JAMES: No I’m afraid I’m pretty dumb on that.

INTERVIEWER: Well nobody else knows any either.

JAMES: Well I don’t know, if you had time, sometime if there’s one, two or……, but, just stop at all those houses around or nearby the Furnace, they might lead you to somethin’. Nobody knows anything about it. It’s pretty hard to dig up, you just have to stumble on it.

INTERVIEWER: Well that’s what we’re doin’. There’s a family named Ardis that lived out near there.

JAMES: Ya I knew them very well. They came, Accomac County, Virginia. Moved up here.

INTERVIEWER: Oh they did?

JAMES: Ya. They hadn’t been livin’, of course they been there 35 years maybe, 40. Time passes fast.

INTERVIEWER: Now what about the Hancock’s that live out there? Have they been around long?

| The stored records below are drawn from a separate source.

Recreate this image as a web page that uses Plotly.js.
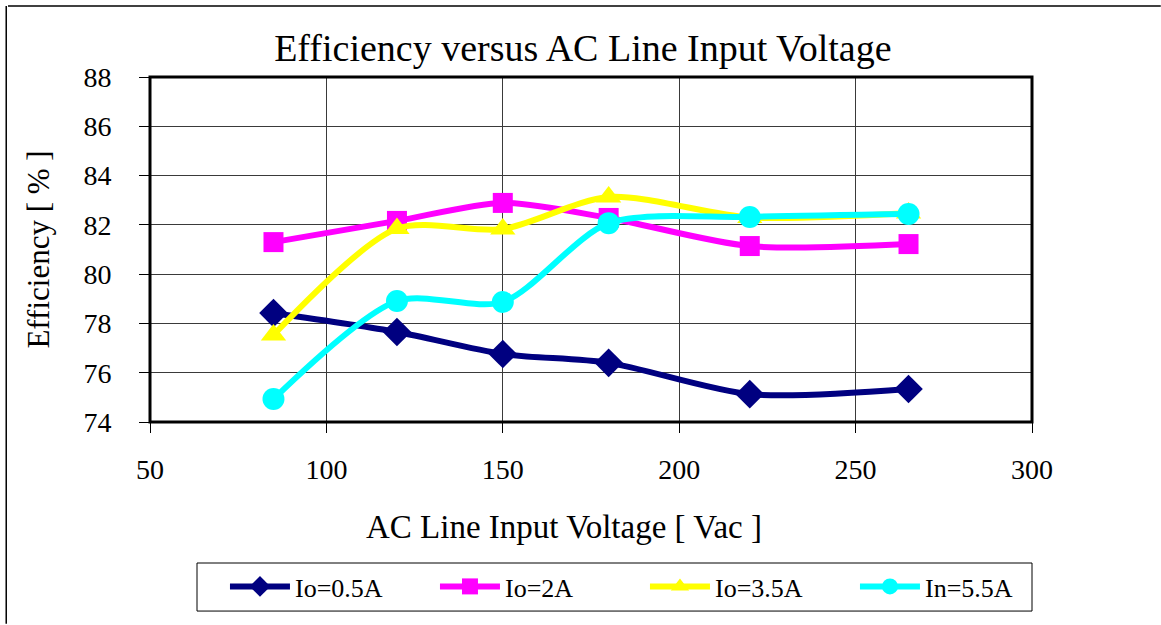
<!DOCTYPE html>
<html>
<head>
<meta charset="utf-8">
<script src="https://cdn.plot.ly/plotly-3.0.1.min.js"></script>
<style>html,body{margin:0;padding:0;background:#fff;}#chart{width:1161px;height:625px;}</style>
</head>
<body>
<div id="chart"></div>
<script>
const voltage = [85, 120, 150, 180, 220, 265];
const io05 = [78.42, 77.65, 76.76, 76.4, 75.13, 75.34];
const io2 = [81.3, 82.16, 82.89, 82.28, 81.14, 81.22];
const io35 = [77.53, 81.85, 81.83, 83.13, 82.3, 82.48];
const in55 = [74.93, 78.91, 78.87, 82.07, 82.32, 82.44];
const seriesNames = ["Io=0.5A", "Io=2A", "Io=3.5A", "In=5.5A"];
const xTicks = [50, 100, 150, 200, 250, 300];
const yTicks = [74, 76, 78, 80, 82, 84, 86, 88];

const FONT = "Liberation Serif";
function tr(y, name, color, symbol, size) {
  return {
    x: voltage, y: y, name: name, type: "scatter", mode: "lines+markers",
    line: {color: color, width: 6, shape: "spline", smoothing: 0.8},
    marker: {color: color, symbol: symbol, size: size, line: {width: 0}}
  };
}
const data = [
  tr(io05, seriesNames[0], "#000080", "diamond", 22),
  tr(io2, seriesNames[1], "#FF00FF", "square", 20),
  tr(io35, seriesNames[2], "#FFFF00", "triangle-up", 22),
  tr(in55, seriesNames[3], "#00FFFF", "circle", 22)
];
const layout = {
  width: 1161, height: 625,
  margin: {l: 150, r: 129, t: 77, b: 203, autoexpand: false},
  paper_bgcolor: "#fff", plot_bgcolor: "#fff",
  font: {family: FONT, color: "#000", size: 28},
  title: {text: "Efficiency versus AC Line Input Voltage", x: 0.502, xanchor: "center", y: 0.923, yanchor: "middle", font: {family: FONT, size: 38}},
  xaxis: {
    range: [50, 300], tickvals: xTicks, ticktext: xTicks.map(String),
    tickfont: {family: FONT, size: 28},
    showgrid: true, gridcolor: "#3a3a3a", gridwidth: 1,
    ticks: "outside", ticklen: 10, tickcolor: "#000", tickwidth: 1,
    zeroline: false, showline: false, ticklabelstandoff: 12
  },
  yaxis: {
    range: [74, 88], tickvals: yTicks, ticktext: yTicks.map(String),
    tickfont: {family: FONT, size: 28},
    showgrid: true, gridcolor: "#3a3a3a", gridwidth: 1,
    ticks: "outside", ticklen: 10, tickcolor: "#000", tickwidth: 1,
    zeroline: false, showline: false, ticklabelstandoff: 22,
    title: {text: "Efficiency [ % ]", standoff: 24, font: {family: FONT, size: 31}}
  },
  annotations: [
    {text: "AC Line Input Voltage [ Vac ]", xref: "paper", yref: "paper", x: 0.469, y: -0.304, xanchor: "center", yanchor: "middle", showarrow: false, font: {family: FONT, size: 33}}
  ],
  showlegend: true,
  legend: {
    orientation: "h", x: 0.085, y: -0.4087, xanchor: "left", yanchor: "top",
    borderwidth: 0, bgcolor: "rgba(0,0,0,0)",
    font: {family: FONT, size: 26},
    entrywidth: 135, entrywidthmode: "pixels", itemwidth: 60,
    tracegroupgap: 0
  },
  shapes: [
    {type: "rect", xref: "paper", yref: "paper", x0: 0, x1: 1, y0: 0, y1: 1, line: {color: "#000", width: 3}, layer: "above"},
    {type: "rect", xref: "paper", yref: "paper", x0: 0.0533, x1: 1.0, y0: -0.548, y1: -0.4087, line: {color: "#000", width: 1}},
    {type: "line", xref: "paper", yref: "paper", x0: -0.161, x1: 1.146, y0: 1.206, y1: 1.206, line: {color: "#000", width: 1.5}},
    {type: "line", xref: "paper", yref: "paper", x0: -0.163, x1: -0.163, y0: 1.206, y1: -0.585, line: {color: "#000", width: 1.5}}
  ]
};
Plotly.newPlot("chart", data, layout, {displayModeBar: false, staticPlot: true});
</script>
</body>
</html>
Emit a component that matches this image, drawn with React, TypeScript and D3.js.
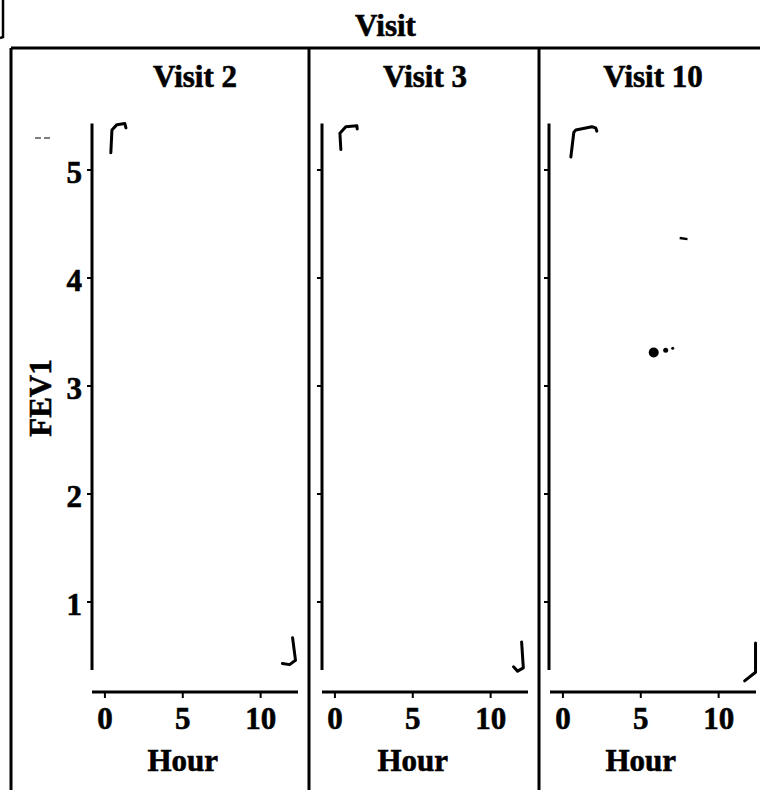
import React from 'react';
import * as d3 from 'd3';

const width = 760;
const height = 790;

// data
const visits = ['Visit 2', 'Visit 3', 'Visit 10'];
const hourTicks = [0, 5, 10];
const fevTicks = [1, 2, 3, 4, 5];
const hourExtent = [-0.83, 12.4];
const fevExtent = [0.37, 5.43];

// corner marks per visit, [hour, FEV1]
const topMarks = [
  [[0.38, 5.16], [0.45, 5.37], [0.77, 5.42], [1.28, 5.43], [1.35, 5.39]],
  [[0.38, 5.19], [0.32, 5.34], [0.7, 5.4], [1.41, 5.41], [1.43, 5.38]],
  [[0.51, 5.12], [0.7, 5.35], [0.83, 5.37], [1.86, 5.4], [2.1, 5.39], [2.18, 5.36]],
];
const bottomMarks = [
  [[12.05, 0.67], [12.24, 0.46], [11.86, 0.42], [11.4, 0.43]],
  [[11.99, 0.63], [12.1, 0.39], [11.73, 0.36], [11.47, 0.4]],
  [[12.37, 0.62], [12.37, 0.35], [11.67, 0.27]],
];

// the lone point in Visit 10 and its smear
const v10Hours = [5.83, 6.6, 7.05];
const v10Fev = [3.31, 3.33, 3.35];
const v10Size = [5, 2.5, 1.5];
const v10Dash = [[7.5, 4.37], [8.0, 4.36]];

// layout
const frameX = [11, 309, 539];
const frameTop = 48;
const plotLeft = [92, 322, 550];
const plotW = 206;
const xAxisY = 692;
const font = "'Liberation Serif', 'Times New Roman', serif";
const fs = 31;
const sw = 3;

const x = d3.scaleLinear().domain(hourExtent).range([0, plotW]);
const y = d3.scaleLinear().domain([1, 5]).range([602, 170]);

const markLine = d3.line<number[]>()
  .x(d => x(d[0]))
  .y(d => y(d[1]))
  .curve(d3.curveLinear);

// bold scan text: a thin outline makes it read heavier
const textStyle = {
  fontFamily: font,
  fontWeight: 'bold' as const,
  fontSize: fs,
  stroke: 'black',
  strokeWidth: 0.6,
};

const Panel = ({ i }: { i: number }) => {
  const left = plotLeft[i];
  const axisX = i === 2 ? left - 1 : left;
  return (
    <g>
      <text x={left + plotW / 2} y={87} textAnchor="middle" style={textStyle}>
        {visits[i]}
      </text>
      {/* y axis */}
      <line x1={axisX} x2={axisX} y1={y(fevExtent[1])} y2={y(fevExtent[0])} stroke="black" strokeWidth={sw} />
      {fevTicks.map(t => (
        <g key={t}>
          <line x1={axisX - 5} x2={axisX} y1={y(t)} y2={y(t)} stroke="black" strokeWidth={2} />
          {i === 0 && (
            <text x={axisX - 10} y={y(t) + 13} textAnchor="end" style={textStyle}>
              {t}
            </text>
          )}
        </g>
      ))}
      {/* x axis */}
      <g transform={`translate(${left},0)`}>
        <line x1={0} x2={plotW} y1={xAxisY} y2={xAxisY} stroke="black" strokeWidth={sw} />
        {hourTicks.map(t => (
          <g key={t}>
            <line x1={x(t)} x2={x(t)} y1={xAxisY} y2={xAxisY + 6} stroke="black" strokeWidth={2} />
            <text x={x(t)} y={729} textAnchor="middle" style={textStyle}>
              {t}
            </text>
          </g>
        ))}
        <text x={x(5)} y={771} textAnchor="middle" style={textStyle}>
          Hour
        </text>
        <path d={markLine(topMarks[i]) || ''} fill="none" stroke="black" strokeWidth={3} strokeLinejoin="round" strokeLinecap="round" />
        <path d={markLine(bottomMarks[i]) || ''} fill="none" stroke="black" strokeWidth={3} strokeLinejoin="round" strokeLinecap="round" />
        {i === 2 && (
          <g>
            {v10Hours.map((h, k) => (
              <circle key={k} cx={x(h)} cy={y(v10Fev[k])} r={v10Size[k]} fill="black" />
            ))}
            <path d={markLine(v10Dash) || ''} stroke="black" strokeWidth={2.5} />
          </g>
        )}
      </g>
    </g>
  );
};

export default function App() {
  return (
    <svg
      width={width}
      height={height}
      style={{ position: 'absolute', left: 0, top: 0, background: 'white' }}
    >
      <rect width={width} height={height} fill="white" />
      {/* stray bracket at the very top left of the scan */}
      <path d="M0,38 L3,37 L3,0" fill="none" stroke="black" strokeWidth={2.5} />
      <text x={(frameX[0] + width) / 2} y={36} textAnchor="middle" style={textStyle}>
        Visit
      </text>
      {/* frame */}
      <line x1={frameX[0]} x2={width} y1={frameTop} y2={frameTop} stroke="black" strokeWidth={sw} />
      {frameX.map(fx => (
        <line key={fx} x1={fx} x2={fx} y1={frameTop} y2={height} stroke="black" strokeWidth={sw} />
      ))}
      <text transform="translate(51,398) rotate(-90)" textAnchor="middle" style={textStyle}>
        FEV1
      </text>
      <path d="M35,138 L52,138" stroke="black" strokeWidth={1.2} strokeDasharray="6,3" />
      {visits.map((v, i) => (
        <Panel key={v} i={i} />
      ))}
    </svg>
  );
}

JAMES: They moved there, and I, let me see if I can tell ya where they moved. I don’t know whether, you know Jim Hancock, Bill Hancock, but there’s the family. There was the grandfather that moved there. I’m tryin’ to think of his first name……………….

INTERVIEWER: Vaughn or Arthur?

JAMES: No they was his sons.

INTERVIEWER: Okay.

JAMES: Now let’s see where did those Hancock’s came from? I know just as well as anything. They came, I think, I’m pretty positive on that, some general area around Stockton.

INTERVIEWER: Yep. There are a lot of Hancocks down in Stockton. Still.

JAMES: That’s the family I think………

INTERVIEWER: Ya that was the family.

JAMES: Anyway it was down around there, somebody ought to try to check with ‘em to see…………….

INTERVIEWER: Ya, ‘cause if there was supposed to have been a thousand people livin’ there, sure they went somewhere. Somebody ought to remember ‘em.